▸ **Supplied material**:
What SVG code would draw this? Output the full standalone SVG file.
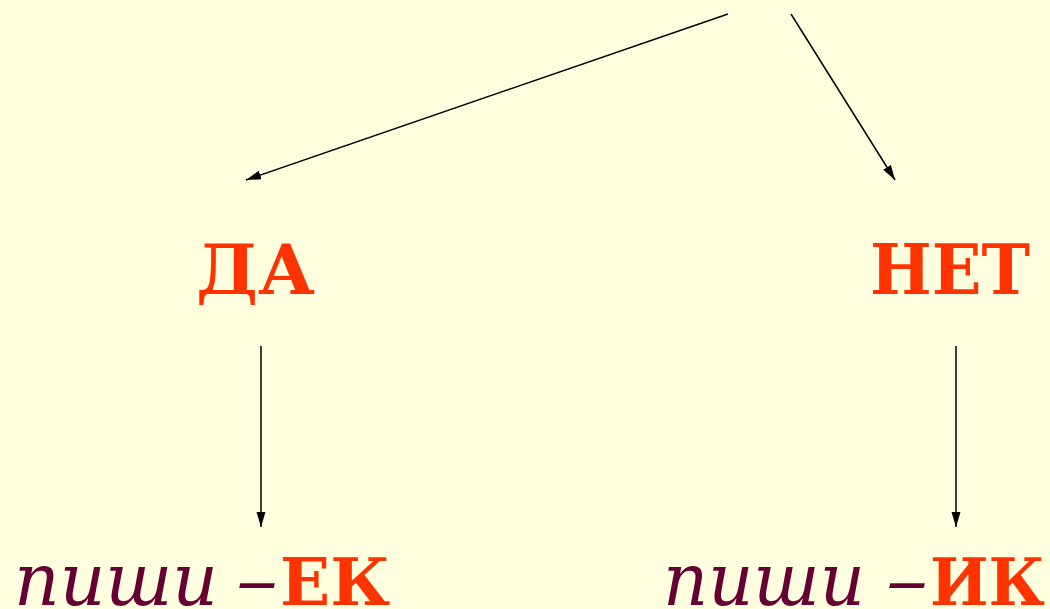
<svg xmlns="http://www.w3.org/2000/svg" width="1050" height="609" viewBox="0 0 1050 609">
<style>
.red{font-family:"DejaVu Serif","Liberation Serif",serif;font-weight:900;fill:#FF3300}
.it{font-family:"DejaVu Serif","Liberation Serif",serif;font-style:italic;fill:#660033}
.ln{stroke:#000;stroke-width:1.5;fill:none;marker-end:url(#ah)}
</style>
<defs>
<marker id="ah" viewBox="0 0 15 10" refX="15" refY="5" markerWidth="15" markerHeight="10" markerUnits="userSpaceOnUse" orient="auto">
<path d="M0,0.5 L15,5 L0,9.5 Z" fill="#000"/>
</marker>
</defs>
<rect width="1050" height="609" fill="#FFFFE0"/>
<g id="connectors">
<line class="ln" x1="728" y1="14" x2="246" y2="180"/>
<line class="ln" x1="791" y1="14" x2="895" y2="180"/>
<line class="ln" x1="261" y1="346" x2="261" y2="527"/>
<line class="ln" x1="956" y1="346" x2="956" y2="527"/>
</g>
<g id="da"><text class="red" x="196" y="294" font-size="70" textLength="119" lengthAdjust="spacingAndGlyphs">ДА</text></g>
<g id="net"><text class="red" x="870" y="294" font-size="70" textLength="160" lengthAdjust="spacingAndGlyphs">НЕТ</text></g>
<g id="ek">
<text class="it" x="14" y="605" font-size="72" textLength="204" lengthAdjust="spacingAndGlyphs">пиши</text>
<text class="it" x="236" y="605" font-size="72" textLength="42" lengthAdjust="spacingAndGlyphs">–</text>
<text class="red" x="280" y="605" font-size="65" textLength="110" lengthAdjust="spacingAndGlyphs">ЕК</text>
</g>
<g id="ik">
<text class="it" x="663" y="605" font-size="72" textLength="202" lengthAdjust="spacingAndGlyphs">пиши</text>
<text class="it" x="886" y="605" font-size="72" textLength="42" lengthAdjust="spacingAndGlyphs">–</text>
<text class="red" x="930" y="605" font-size="65" textLength="115" lengthAdjust="spacingAndGlyphs">ИК</text>
</g>
</svg>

▸ **Task brief**: In your copy of the listing above, reproduce each line exactly and omit all pictures.

▸ **Complete response**:
What SVG code would draw this? Output the full standalone SVG file.
<svg xmlns="http://www.w3.org/2000/svg" width="1050" height="609" viewBox="0 0 1050 609">
<style>
.red{font-family:"DejaVu Serif","Liberation Serif",serif;font-weight:900;fill:#FF3300}
.it{font-family:"DejaVu Serif","Liberation Serif",serif;font-style:italic;fill:#660033}
.ln{stroke:#000;stroke-width:1.5;fill:none;marker-end:url(#ah)}
</style>
<defs>
<marker id="ah" viewBox="0 0 15 10" refX="15" refY="5" markerWidth="15" markerHeight="10" markerUnits="userSpaceOnUse" orient="auto">
<path d="M0,0.5 L15,5 L0,9.5 Z" fill="#000"/>
</marker>
</defs>
<rect width="1050" height="609" fill="#FFFFE0"/>
<g id="connectors">
<line class="ln" x1="728" y1="14" x2="246" y2="180"/>
<line class="ln" x1="791" y1="14" x2="895" y2="180"/>
<line class="ln" x1="261" y1="346" x2="261" y2="527"/>
<line class="ln" x1="956" y1="346" x2="956" y2="527"/>
</g>
<g id="da"><text class="red" x="196" y="294" font-size="70" textLength="119" lengthAdjust="spacingAndGlyphs">ДА</text></g>
<g id="net"><text class="red" x="870" y="294" font-size="70" textLength="160" lengthAdjust="spacingAndGlyphs">НЕТ</text></g>
<g id="ek">
<text class="it" x="14" y="605" font-size="72" textLength="204" lengthAdjust="spacingAndGlyphs">пиши</text>
<text class="it" x="236" y="605" font-size="72" textLength="42" lengthAdjust="spacingAndGlyphs">–</text>
<text class="red" x="280" y="605" font-size="65" textLength="110" lengthAdjust="spacingAndGlyphs">ЕК</text>
</g>
<g id="ik">
<text class="it" x="663" y="605" font-size="72" textLength="202" lengthAdjust="spacingAndGlyphs">пиши</text>
<text class="it" x="886" y="605" font-size="72" textLength="42" lengthAdjust="spacingAndGlyphs">–</text>
<text class="red" x="930" y="605" font-size="65" textLength="115" lengthAdjust="spacingAndGlyphs">ИК</text>
</g>
</svg>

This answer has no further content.